When looking at paintings in an art gallery, a viewer’s focus is often on the painting itself. But when you’re tasked with relocating those paintings, in a project like the Sarjeant Gallery is currently undertaking, the frame can take on just as much importance. The Sarjeant has approximately 800 paintings in its collection, and many of those works have ornate and delicate frames.
The picture frame’s earliest origins can be traced back to Ancient Egyptian tomb portraits around the 2nd century A.D. Since then the humble picture frame has gone through many evolutions, being reworked to compliment different art movements. Around the 14th century most frames were created to display large church-commissioned paintings which were designed never to leave that setting. The 16th century Renaissance saw a rise in families with enough wealth to commission paintings for display in their own estates, thus the advent of the more portable frame.
Our framed paintings are transported by attaching metal ‘doovers’ (a small length of 25x150mm steel with holes in both ends for screws) to the back of the frame, one in each corner. These doovers are then screwed onto our custom built travel frames – large reusable plywood frames with adjustable panels to take different sized paintings. We have 40 travel frames of varying sizes, meaning we can transport upwards of 60 paintings on a move day as some travel frames will fit multiple works. Here are a few examples of framed works we have moved recently…
The painting (upper) and its 1380 x 1165mm frame are an exact replica of Rapheal’s Madonna of the Armchair 1514, which was faithfully recreated some time in the late 18th-early 19th century. Although not quite as old as the original, this frame is in a fragile state due to its size, weight, and method of production. The frame has a solid wooden base, with elaborately molded plaster decoration on top of this, with a final layer of gilding replicating the cassetta frames popular at the time of the original painting.

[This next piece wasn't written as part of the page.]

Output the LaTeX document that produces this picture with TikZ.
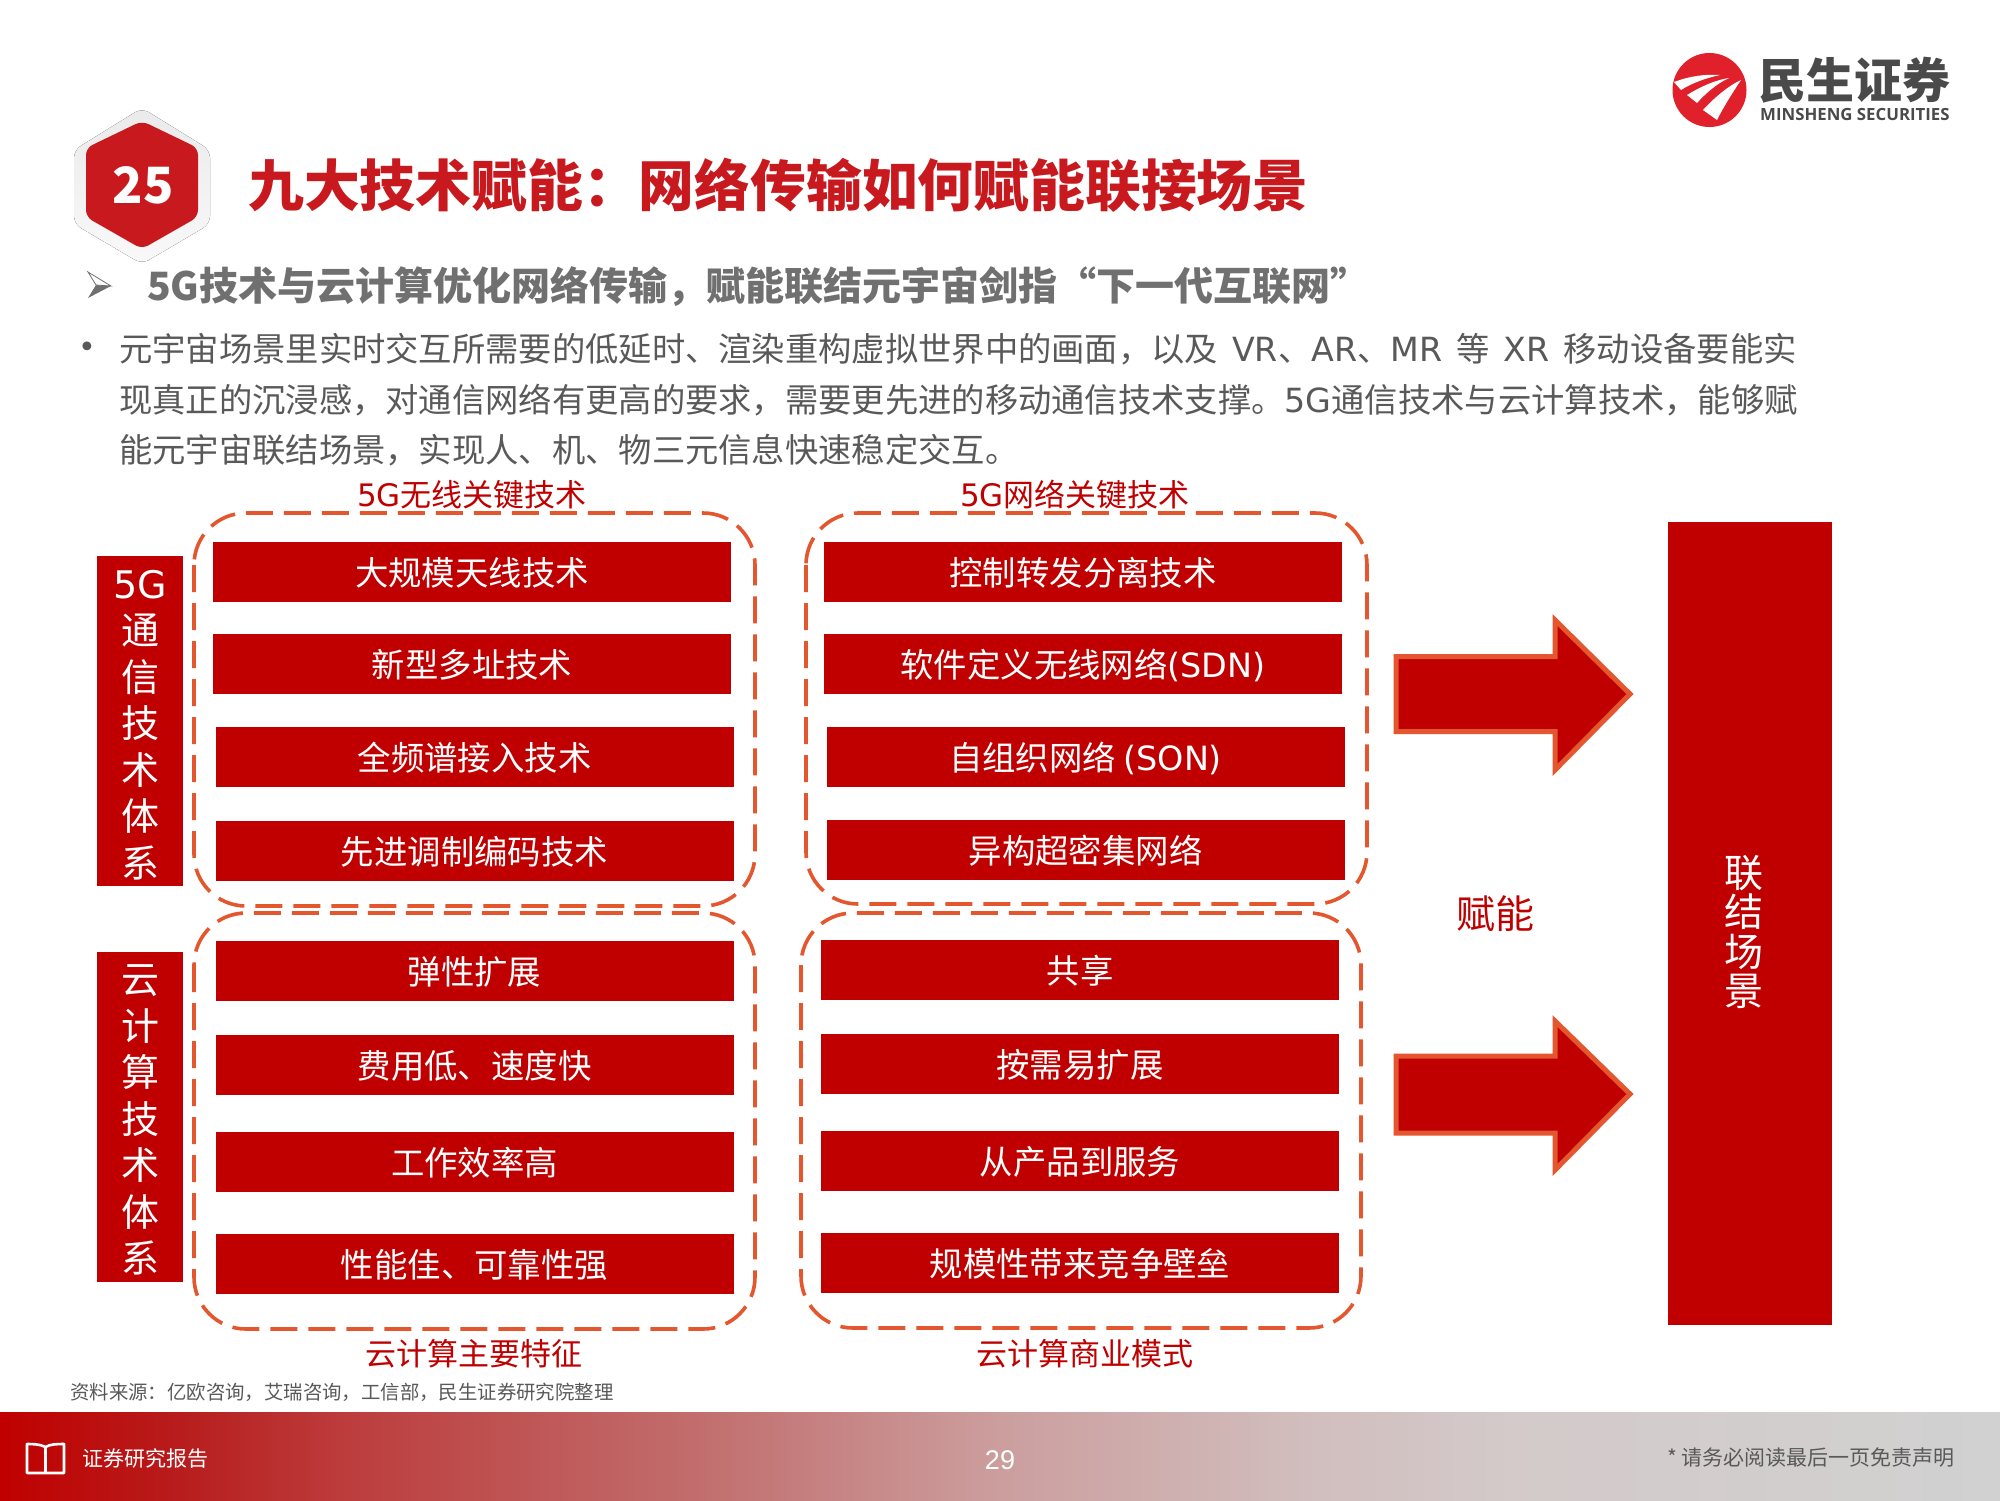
\documentclass[tikz,border=0pt]{standalone}
\usepackage{fontspec}
\setmainfont{Noto Sans CJK SC}
\newfontfamily\dv{DejaVu Sans}
\newfontfamily\arial{Liberation Sans}
\newfontfamily\opsans{Open Sans}
\definecolor{brick}{HTML}{C00000}
\definecolor{dashc}{HTML}{E4572E}
\definecolor{titlec}{HTML}{C8191E}
\definecolor{subc}{HTML}{707070}
\definecolor{bodyc}{HTML}{595959}
\definecolor{logoc}{HTML}{E0202A}
\definecolor{logot}{HTML}{4A4A4A}
\pgfdeclarehorizontalshading{footshade}{100bp}{
  rgb(0bp)=(.753,0,0);
  rgb(25bp)=(.753,0,0);
  rgb(29.4bp)=(.72,.11,.11);
  rgb(33.75bp)=(.74,.24,.24);
  rgb(42.5bp)=(.76,.43,.43);
  rgb(50bp)=(.80,.62,.62);
  rgb(57.5bp)=(.82,.74,.74);
  rgb(62.5bp)=(.83,.79,.79);
  rgb(75bp)=(.82,.82,.82);
  rgb(100bp)=(.82,.82,.82)}
\newcommand{\fs}[1]{\fontsize{#1}{#1}\selectfont}
\newcommand{\fsl}[2]{\fontsize{#1}{#2}\selectfont}
\tikzset{
  bar/.style={fill=brick,text=white,minimum width=518pt,minimum height=60pt,inner sep=0pt,text height=30pt,text depth=3pt,font=\fs{33.4}},
  sidebar/.style={fill=brick,minimum width=86pt,minimum height=330pt,inner sep=0pt},
  sidetext/.style={text=white,inner sep=0pt,align=center,font=\fsl{38}{46.5}},
  dashbox/.style={draw=dashc,line width=3.6pt,rounded corners=52pt,dash pattern=on 27pt off 11pt},
  grouplabel/.style={text=brick,inner sep=0pt,font=\fs{31}},
  bodyline/.style={text=bodyc,anchor=west,inner sep=0pt,font=\fs{33.3}},
  bigarrow/.style={fill=brick,draw=dashc,line width=5pt,miter limit=10},
}
\begin{document}
\begin{tikzpicture}[x=1pt,y=-1pt]
\useasboundingbox (0,0) rectangle (2000,1500);
\fill[white] (0,0) rectangle (2000,1500);
% logo
\fill[logoc] (1709.5,90) circle (37);
\fill[white] (1674,82) .. controls (1690,76) and (1705,74) .. (1720,75) .. controls (1706,78) and (1692,83) .. (1681,90) -- cycle;
\fill[white] (1687,95) .. controls (1700,87) and (1715,80) .. (1729,78) .. controls (1716,84) and (1705,94) .. (1697,103) -- cycle;
\fill[white] (1703,110) .. controls (1714,98) and (1728,86) .. (1741,80) .. controls (1733,92) and (1724,106) .. (1717,120) -- cycle;
\node (logocn) [text=logot,inner sep=0pt,anchor=west,font=\fs{48}\bfseries] at (1758,80) {民生证券};
\node (logoen) [text=logot,inner sep=0pt,anchor=west,font=\opsans\fs{16.8}\bfseries] at (1760,114.5) {MINSHENG SECURITIES};
% hexagon
\fill[top color=gray!16,bottom color=gray!5,rounded corners=8pt] (142,108) -- (210,150) -- (210,224) -- (142,264) -- (74,224) -- (74,150) -- cycle;
\fill[titlec,rounded corners=7pt] (142,121) -- (198,148) -- (198,217) -- (142,249) -- (86,217) -- (86,148) -- cycle;
\node (num) [text=white,inner sep=0pt,font=\fs{50}\bfseries] at (143,185) {25};
% heading
\node (title) [text=titlec,anchor=west,inner sep=0pt,font=\fs{55.8}\bfseries] at (248,185) {九大技术赋能：网络传输如何赋能联接场景};
\fill[subc] (88,298) -- (96,285) -- (111,286) -- cycle;
\draw[subc,line width=0.8pt,fill=white] (88,272) -- (111,286) -- (96,285) -- cycle;
\node (sub) [text=subc,anchor=west,inner sep=0pt,font=\fs{39}\bfseries] at (147,287) {5G技术与云计算优化网络传输，赋能联结元宇宙剑指“下一代互联网”};
\node (dot) [text=bodyc,inner sep=0pt,font=\dv\fs{30}] at (87,350) {•};
\node (l1) [bodyline] at (119,349.5) {元宇宙场景里实时交互所需要的低延时、渲染重构虚拟世界中的画面，以及\hskip 14pt{\dv VR}、{\dv AR}、{\dv MR}\hskip 14pt 等\hskip 14pt{\dv XR}\hskip 14pt 移动设备要能实};
\node (l2) [bodyline] at (119,400.5) {现真正的沉浸感，对通信网络有更高的要求，需要更先进的移动通信技术支撑。{\dv 5G}通信技术与云计算技术，能够赋};
\node (l3) [bodyline] at (119,450) {能元宇宙联结场景，实现人、机、物三元信息快速稳定交互。};
% dashed groups
\draw[dashbox] (194,513) rectangle (755,906);
\draw[dashbox] (806,513) rectangle (1367,904);
\draw[dashbox] (194,913) rectangle (755,1329);
\draw[dashbox] (801,913) rectangle (1361,1328);
% group labels
\node (g1) [grouplabel] at (472,495) {{\dv 5G}无线关键技术};
\node (g2) [grouplabel] at (1075,495) {{\dv 5G}网络关键技术};
\node (g3) [grouplabel] at (474,1354) {云计算主要特征};
\node (g4) [grouplabel] at (1085,1354) {云计算商业模式};
% side bars
\node (s1) [sidebar] at (140,721) {};
\node (s1t) [sidetext] at (140,725) {{\dv 5G}\\通\\信\\技\\术\\体\\系};
\node (s2) [sidebar] at (140,1117) {};
\node (s2t) [sidetext] at (140,1120) {云\\计\\算\\技\\术\\体\\系};
% column 1
\node (a1) [bar] at (472,572) {大规模天线技术};
\node (a2) [bar] at (472,664) {新型多址技术};
\node (a3) [bar] at (474.5,757) {全频谱接入技术};
\node (a4) [bar] at (474.5,851) {先进调制编码技术};
\node (c1) [bar] at (474.5,971) {弹性扩展};
\node (c2) [bar] at (474.5,1065) {费用低、速度快};
\node (c3) [bar] at (474.5,1162) {工作效率高};
\node (c4) [bar] at (474.5,1264) {性能佳、可靠性强};
% column 2
\node (b1) [bar] at (1083,572) {控制转发分离技术};
\node (b2) [bar] at (1083,664) {软件定义无线网络{\dv (SDN)}};
\node (b3) [bar] at (1085.5,757) {自组织网络 {\dv (SON)}};
\node (b4) [bar] at (1085.5,850) {异构超密集网络};
\node (d1) [bar] at (1080,969.5) {共享};
\node (d2) [bar] at (1080,1063.5) {按需易扩展};
\node (d3) [bar] at (1080,1160.5) {从产品到服务};
\node (d4) [bar] at (1080,1262.5) {规模性带来竞争壁垒};
% arrows
\draw[bigarrow] (1396,656.5) -- (1555,656.5) -- (1555,620) -- (1630,694) -- (1555,770) -- (1555,731.5) -- (1396,731.5) -- cycle;
\draw[bigarrow] (1396,1056) -- (1555,1056) -- (1555,1021) -- (1630,1094) -- (1555,1170) -- (1555,1133) -- (1396,1133) -- cycle;
\node (fn) [text=brick,inner sep=0pt,font=\fs{39}] at (1495,914) {赋能};
% right block
\node (r) [fill=brick,minimum width=164pt,minimum height=803pt,inner sep=0pt] at (1750,923.5) {};
\node (rt) [text=white,inner sep=0pt,align=center,font=\fsl{39}{39.5}] at (1744,932) {联\\结\\场\\景};
% source
\node (src) [text=bodyc,anchor=west,inner sep=0pt,font=\fs{19.4}] at (70,1392) {资料来源：亿欧咨询，艾瑞咨询，工信部，民生证券研究院整理};
% footer
\path[shading=footshade] (0,1412) rectangle (2000,1500);
\draw[white,line width=2.6pt,line join=round] (45.5,1447) -- (45.5,1474) (45.5,1447) .. controls (40,1444) and (32,1444) .. (27,1444) -- (27,1473) -- (64,1473) -- (64,1444) .. controls (58,1444) and (50,1444) .. (45.5,1447);
\node (rep) [text=white,anchor=west,inner sep=0pt,font=\fs{21}] at (82,1459) {证券研究报告};
\node (pg) [text=white,inner sep=0pt,font=\arial\fs{27}] at (1000,1460) {29};
\node (disc) [text=bodyc,anchor=east,inner sep=0pt,font=\fs{21}] at (1955,1458) {* 请务必阅读最后一页免责声明};
\end{tikzpicture}
\end{document}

The Dughet painting (lower) is one of the oldest works in the collection, and dates back to the 17th century. It’s 760 x 800mm Baroque-style frame features a repeating pattern of spiralling organic forms which were common in frames of this era to project and emphasise the painting’s subject matter, in this case a scene in nature. The frame is made from carved wood that has a layer of smooth plaster over the top, followed by gilding.